How to Use This Calculator
- Enter the reporting period name for your safety review.
- Add your total recordable incidents and total hours worked.
- Keep the standard base at 200,000 unless your policy differs.
- Enter lost time, restricted duty, medical treatment, first aid, and near-miss counts.
- Fill in previous TRIR and target TRIR to compare progress.
- Add contractor data and enable the checkbox if contractor exposure should be included.
- Press Calculate TRIR to display the result above the form.
- Use the CSV or PDF buttons to export the calculated summary.
FAQs
1. What does TRIR measure?
TRIR measures how many OSHA-recordable incidents occur for a normalized labor exposure level. It helps compare safety performance across periods, plants, or contractors despite different total hours worked.
2. Why is 200,000 used in the formula?
The 200,000 multiplier represents 100 full-time employees working 40 hours per week for 50 weeks. It standardizes incident rates so different operations can be compared consistently.
3. Should contractor hours be included?
Include contractor hours when your safety reporting scope treats contractors as part of site exposure. Excluding them can understate the rate if contractor labor contributed to recordable cases.
4. What is the difference between TRIR and LTIR?
TRIR counts all recordable incidents. LTIR only counts incidents that caused lost work time. LTIR is narrower, while TRIR gives a broader view of recordable safety performance.
5. What is DART and why is it useful?
DART stands for days away, restricted, or transferred. It highlights more disruptive incidents and helps safety managers focus on cases that affect workforce availability and productivity.
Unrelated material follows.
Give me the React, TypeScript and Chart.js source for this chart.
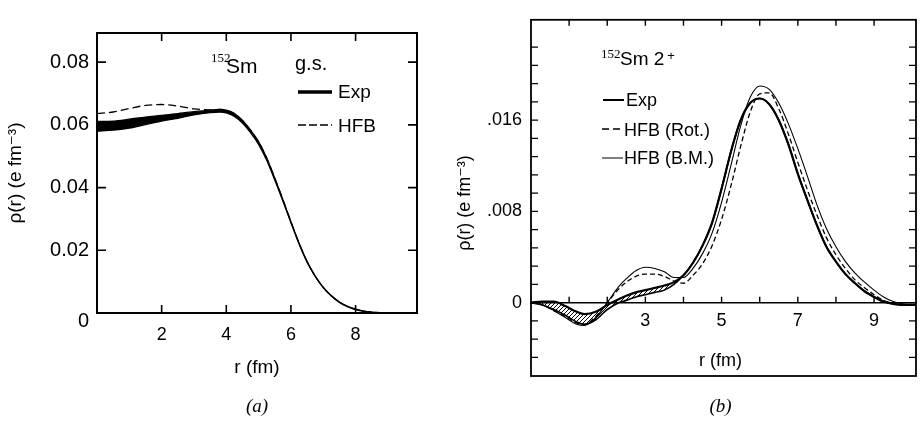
import { useEffect, useRef } from "react";
import { Chart, registerables } from "chart.js";
Chart.register(...registerables);

const FONT = "'Liberation Sans', 'DejaVu Sans', Arial, sans-serif";
const SERIF = "'Liberation Serif', 'DejaVu Serif', serif";

// ---------- Panel (a): 152Sm ground state charge density ----------
const rA = [0, 0.5, 1, 1.5, 2, 2.5, 3, 3.5, 3.8, 4, 4.25, 4.5, 4.75, 5, 5.25, 5.5, 5.75, 6, 6.25, 6.5, 6.75, 7, 7.25, 7.5, 7.75, 8, 8.25, 8.5, 9, 9.9];
const expUpperA = [0.0611, 0.0612, 0.0618, 0.0625, 0.063, 0.0636, 0.0642, 0.0647, 0.0649, 0.0647, 0.0636, 0.0614, 0.0583, 0.0546, 0.0494, 0.043, 0.0362, 0.0291, 0.0223, 0.0164, 0.0118, 0.0082, 0.0055, 0.0035, 0.0021, 0.0012, 0.0006, 0.0003, 0.0001, 0.0];
const expLowerA = [0.058, 0.0583, 0.059, 0.0601, 0.0612, 0.0621, 0.0632, 0.0639, 0.0641, 0.0638, 0.0627, 0.0606, 0.0575, 0.0538, 0.0487, 0.0424, 0.0357, 0.0288, 0.0221, 0.0162, 0.0117, 0.0081, 0.0054, 0.0034, 0.002, 0.0011, 0.0005, 0.0002, 0.0001, 0.0];
const hfbA = [0.0636, 0.0641, 0.0652, 0.0662, 0.0665, 0.066, 0.0651, 0.0648, 0.0649, 0.0647, 0.0636, 0.0614, 0.0583, 0.0546, 0.0494, 0.043, 0.0362, 0.0291, 0.0223, 0.0164, 0.0118, 0.0082, 0.0055, 0.0035, 0.0021, 0.0012, 0.0006, 0.0003, 0.0001, 0.0];
const xTicksA = [2, 4, 6, 8];
const xLabelsA = ["2", "4", "6", "8"];
const yTicksA = [0, 0.02, 0.04, 0.06, 0.08];
const yLabelsA = ["", "0.02", "0.04", "0.06", "0.08"];
const zeroLabelA = "0";

// ---------- Panel (b): 152Sm 2+ transition density ----------
const rB = [0, 0.3, 0.6, 0.9, 1.2, 1.4, 1.7, 2.0, 2.3, 2.5, 2.75, 3.0, 3.25, 3.5, 3.75, 4.0, 4.25, 4.5, 4.75, 5.0, 5.25, 5.5, 5.75, 6.0, 6.25, 6.5, 6.75, 7.0, 7.25, 7.5, 7.75, 8.0, 8.25, 8.5, 8.75, 9.0, 9.25, 9.5, 9.75, 10.1];
const expUpperB = [0, 0.0001, 0.0001, -0.0003, -0.0008, -0.001, -0.0008, -0.0002, 0.0003, 0.0006, 0.0009, 0.0011, 0.0013, 0.0015, 0.0018, 0.0024, 0.0035, 0.005, 0.007, 0.01, 0.0133, 0.016, 0.0175, 0.0179, 0.0174, 0.016, 0.0139, 0.0113, 0.009, 0.0068, 0.0049, 0.0036, 0.0025, 0.0017, 0.001, 0.0005, 0.0001, -0.0001, -0.0002, -0.0002];
const expLowerB = [0, -0.0002, -0.0006, -0.0011, -0.0017, -0.0019, -0.0015, -0.0006, 0.0, 0.0002, 0.0005, 0.0007, 0.0009, 0.0011, 0.0016, 0.0024, 0.0035, 0.005, 0.007, 0.01, 0.0133, 0.016, 0.0175, 0.0179, 0.0174, 0.016, 0.0139, 0.0113, 0.009, 0.0068, 0.0049, 0.0036, 0.0025, 0.0017, 0.001, 0.0005, 0.0001, -0.0001, -0.0002, -0.0002];
const rotB = [0, -0.0002, -0.0007, -0.0012, -0.0018, -0.0019, -0.0012, 0.0, 0.0012, 0.0018, 0.0023, 0.0025, 0.0025, 0.0023, 0.0019, 0.0017, 0.0024, 0.0034, 0.005, 0.0073, 0.0103, 0.0137, 0.0167, 0.0183, 0.0184, 0.017, 0.0148, 0.0123, 0.0099, 0.0077, 0.0057, 0.0042, 0.003, 0.002, 0.0013, 0.0007, 0.0002, -0.0001, -0.0002, -0.0002];
const bmB = [0, -0.0002, -0.0007, -0.0013, -0.0019, -0.002, -0.0013, 0.0, 0.0014, 0.0021, 0.0028, 0.0031, 0.003, 0.0027, 0.0022, 0.0022, 0.003, 0.0043, 0.0061, 0.0088, 0.0121, 0.0155, 0.018, 0.019, 0.0187, 0.0175, 0.0157, 0.0135, 0.0111, 0.0086, 0.0065, 0.0049, 0.0036, 0.0026, 0.0018, 0.0011, 0.0005, 0.0001, -0.0001, -0.0002];
const xTicksB = [3, 5, 7, 9];
const xLabelsB = ["3", "5", "7", "9"];
const xMinorB = [1, 2, 3, 4, 5, 6, 7, 8, 9];
const yTicksB = [-0.0048, -0.0032, -0.0016, 0, 0.0016, 0.0032, 0.0048, 0.0064, 0.008, 0.0096, 0.0112, 0.0128, 0.0144, 0.016, 0.0176, 0.0192, 0.0208, 0.0224];
const yLabelsB = ["", "", "", "0", "", "", "", "", ".008", "", "", "", "", ".016", "", "", "", ""];
const yTitle = "ρ(r) (e fm⁻³)";

const pts = (xs: number[], ys: number[]) => xs.map((x, i) => ({ x, y: ys[i] }));

const base = {
  pointRadius: 0,
  borderColor: "#000",
  cubicInterpolationMode: "monotone" as const,
  fill: false,
};

function text(ctx: CanvasRenderingContext2D, s: string, x: number, y: number, font: string, align: CanvasTextAlign = "left", baseline: CanvasTextBaseline = "alphabetic") {
  ctx.font = font;
  ctx.textAlign = align;
  ctx.textBaseline = baseline;
  ctx.fillStyle = "#000";
  ctx.fillText(s, x, y);
}

const decorA = {
  id: "decorA",
  afterDraw(chart: any) {
    const { ctx, chartArea: a, scales } = chart;
    const x = scales.x, y = scales.y;
    ctx.save();
    ctx.strokeStyle = "#000";
    ctx.lineWidth = 2;
    ctx.strokeRect(a.left, a.top, a.right - a.left, a.bottom - a.top);
    ctx.lineWidth = 1.6;
    ctx.beginPath();
    yTicksA.forEach((v) => {
      const py = y.getPixelForValue(v);
      ctx.moveTo(a.left, py); ctx.lineTo(a.left + 9, py);
      ctx.moveTo(a.right, py); ctx.lineTo(a.right - 9, py);
    });
    xTicksA.forEach((v) => {
      const px = x.getPixelForValue(v);
      ctx.moveTo(px, a.top); ctx.lineTo(px, a.top + 8);
      ctx.moveTo(px, a.bottom); ctx.lineTo(px, a.bottom - 8);
    });
    ctx.stroke();
    // zero label of the y axis sits a little below the axis
    text(ctx, zeroLabelA, a.left - 8, y.getPixelForValue(0) + 8, `20px ${FONT}`, "right", "middle");
    // annotation
    text(ctx, "152", 211, 62, `13px ${SERIF}`);
    text(ctx, "Sm", 226, 73, `21px ${FONT}`);
    text(ctx, "g.s.", 295, 70, `20px ${FONT}`);
    // legend
    ctx.lineWidth = 3.5;
    ctx.beginPath(); ctx.moveTo(298, 92); ctx.lineTo(332, 92); ctx.stroke();
    text(ctx, "Exp", 338, 98, `19px ${FONT}`);
    ctx.lineWidth = 1.5;
    ctx.setLineDash([8, 3]);
    ctx.beginPath(); ctx.moveTo(298, 125); ctx.lineTo(332, 125); ctx.stroke();
    ctx.setLineDash([]);
    text(ctx, "HFB", 338, 132, `19px ${FONT}`);
    // caption
    text(ctx, "(a)", (a.left + a.right) / 2, 412, `italic 19px ${SERIF}`, "center");
    ctx.restore();
  },
};

const decorB = {
  id: "decorB",
  afterDraw(chart: any) {
    const { ctx, chartArea: a, scales } = chart;
    const x = scales.x, y = scales.y;
    ctx.save();
    ctx.strokeStyle = "#000";
    ctx.lineWidth = 1.8;
    ctx.strokeRect(a.left, a.top, a.right - a.left, a.bottom - a.top);
    ctx.lineWidth = 1.4;
    ctx.beginPath();
    yTicksB.forEach((v) => {
      const py = y.getPixelForValue(v);
      ctx.moveTo(a.left, py); ctx.lineTo(a.left + 7, py);
      ctx.moveTo(a.right, py); ctx.lineTo(a.right - 7, py);
    });
    const y0 = y.getPixelForValue(0);
    xMinorB.forEach((v) => {
      const px = x.getPixelForValue(v);
      ctx.moveTo(px, a.top); ctx.lineTo(px, a.top + 6);
      ctx.moveTo(px, y0); ctx.lineTo(px, y0 - 6);
    });
    ctx.stroke();
    const ox = -450;
    // y-axis title (placed slightly below the axis centre, as in the original)
    ctx.save();
    ctx.translate(15, 203);
    ctx.rotate(-Math.PI / 2);
    text(ctx, yTitle, 0, 0, `18px ${FONT}`, "center", "middle");
    ctx.restore();
    // annotation
    text(ctx, "152", 601 + ox, 58, `13px ${SERIF}`);
    ctx.font = `19px ${FONT}`;
    const w = ctx.measureText("Sm 2").width;
    text(ctx, "Sm 2", 620 + ox, 65, `19px ${FONT}`);
    text(ctx, "+", 620 + ox + w + 3, 60, `13px ${FONT}`);
    // legend
    ctx.lineWidth = 2;
    ctx.beginPath(); ctx.moveTo(603 + ox, 100); ctx.lineTo(624 + ox, 100); ctx.stroke();
    text(ctx, "Exp", 626 + ox, 106, `18px ${FONT}`);
    ctx.lineWidth = 1.4;
    ctx.setLineDash([7, 4]);
    ctx.beginPath(); ctx.moveTo(602 + ox, 129); ctx.lineTo(620 + ox, 129); ctx.stroke();
    ctx.setLineDash([]);
    text(ctx, "HFB (Rot.)", 624 + ox, 136, `18px ${FONT}`);
    ctx.lineWidth = 1;
    ctx.beginPath(); ctx.moveTo(602 + ox, 158); ctx.lineTo(623 + ox, 158); ctx.stroke();
    text(ctx, "HFB (B.M.)", 624 + ox, 164, `18px ${FONT}`);
    // x title and caption
    text(ctx, "r (fm)", (a.left + a.right) / 2 - 3, 366, `18px ${FONT}`, "center");
    text(ctx, "(b)", (a.left + a.right) / 2 - 3, 412, `italic 19px ${SERIF}`, "center");
    ctx.restore();
  },
};

export default function App() {
  const refA = useRef<HTMLCanvasElement>(null);
  const refB = useRef<HTMLCanvasElement>(null);

  useEffect(() => {
    Chart.defaults.color = "#000";
    Chart.defaults.font.family = FONT;

    const pc = document.createElement("canvas");
    pc.width = 4; pc.height = 4;
    const pctx = pc.getContext("2d")!;
    pctx.strokeStyle = "#000";
    pctx.lineWidth = 1;
    pctx.beginPath();
    pctx.moveTo(0, 4); pctx.lineTo(4, 0);
    pctx.moveTo(-1, 1); pctx.lineTo(1, -1);
    pctx.moveTo(3, 5); pctx.lineTo(5, 3);
    pctx.stroke();
    const hatch = pctx.createPattern(pc, "repeat");

    const chartA = new Chart(refA.current!, {
      type: "line",
      data: {
        datasets: [
          { ...base, data: pts(rA, expLowerA), borderWidth: 1.3 },
          { ...base, data: pts(rA, expUpperA), borderWidth: 1.3, fill: "-1", backgroundColor: "#000" },
          { ...base, data: pts(rA, hfbA), borderWidth: 1.3, borderDash: [8, 4] },
        ],
      } as any,
      options: {
        responsive: false,
        animation: false,
        devicePixelRatio: 1,
        layout: { padding: { left: 0, top: 33, right: 33, bottom: 0 } },
        plugins: { legend: { display: false }, tooltip: { enabled: false } },
        scales: {
          x: {
            type: "linear", min: 0, max: 9.9, position: "bottom",
            afterBuildTicks: (s: any) => { s.ticks = xTicksA.map((v) => ({ value: v })); },
            afterFit: (s: any) => { s.height = 108; },
            grid: { display: false, drawTicks: false },
            border: { display: false },
            ticks: { autoSkip: false, maxRotation: 0, padding: 11, color: "#000", font: { family: FONT, size: 18 }, callback: (_v: any, i: number) => xLabelsA[i] },
            title: { display: true, text: "r (fm)", color: "#000", font: { family: FONT, size: 19 }, padding: { top: 0, bottom: 41.6 } },
          },
          y: {
            type: "linear", min: 0, max: 0.0893,
            afterBuildTicks: (s: any) => { s.ticks = yTicksA.map((v) => ({ value: v })); },
            afterFit: (s: any) => { s.width = 97; },
            grid: { display: false, drawTicks: false },
            border: { display: false },
            ticks: { autoSkip: false, padding: 8, color: "#000", font: { family: FONT, size: 20 }, callback: (_v: any, i: number) => yLabelsA[i] },
            title: { display: true, text: yTitle, color: "#000", font: { family: FONT, size: 19 }, padding: { top: 4.6, bottom: 0 } },
          },
        },
      } as any,
      plugins: [decorA],
    });

    const chartB = new Chart(refB.current!, {
      type: "line",
      data: {
        datasets: [
          { ...base, data: pts(rB, expLowerB), borderWidth: 1.6 },
          { ...base, data: pts(rB, expUpperB), borderWidth: 2.2, fill: "-1", backgroundColor: hatch },
          { ...base, data: pts(rB, rotB), borderWidth: 1.3, borderDash: [5, 3] },
          { ...base, data: pts(rB, bmB), borderWidth: 1.1 },
        ],
      } as any,
      options: {
        responsive: false,
        animation: false,
        devicePixelRatio: 1,
        layout: { padding: { left: 0, top: 7, right: 5, bottom: 45 } },
        plugins: { legend: { display: false }, tooltip: { enabled: false } },
        scales: {
          x: {
            type: "linear", min: 0, max: 10.1, position: { y: 0 },
            afterBuildTicks: (s: any) => { s.ticks = xTicksB.map((v) => ({ value: v })); },
            grid: { display: false, drawTicks: false },
            border: { display: true, color: "#000", width: 1.5 },
            ticks: { autoSkip: false, maxRotation: 0, padding: 8, color: "#000", font: { family: FONT, size: 18 }, callback: (_v: any, i: number) => xLabelsB[i] },
          },
          y: {
            type: "linear", min: -0.00643, max: 0.0248,
            afterBuildTicks: (s: any) => { s.ticks = yTicksB.map((v) => ({ value: v })); },
            afterFit: (s: any) => { s.width = 81; },
            grid: { display: false, drawTicks: false },
            border: { display: false },
            ticks: { autoSkip: false, padding: 9, color: "#000", font: { family: FONT, size: 18 }, callback: (_v: any, i: number) => yLabelsB[i] },
          },
        },
      } as any,
      plugins: [decorB],
    });

    return () => { chartA.destroy(); chartB.destroy(); };
  }, []);

  return (
    <div style={{ position: "absolute", left: 0, top: 0, width: 921, height: 421, background: "#fff", overflow: "hidden" }}>
      <canvas ref={refA} width={450} height={421} style={{ position: "absolute", left: 0, top: 0, width: 450, height: 421 }} />
      <canvas ref={refB} width={471} height={421} style={{ position: "absolute", left: 450, top: 0, width: 471, height: 421 }} />
    </div>
  );
}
6. Can TRIR be used for monthly reporting?
Yes. TRIR can be calculated monthly, quarterly, or annually as long as incidents and hours worked cover the same time period. Trend analysis becomes more useful when intervals stay consistent.
7. What does a lower TRIR mean?
A lower TRIR generally means fewer recordable incidents for the amount of labor exposure. It often suggests stronger safety controls, though root-cause quality and reporting consistency still matter.
8. Is TRIR enough by itself?
No. TRIR is helpful, but it should be reviewed with DART, LTIR, near misses, severity trends, corrective action closure, and audit findings for a fuller manufacturing safety picture.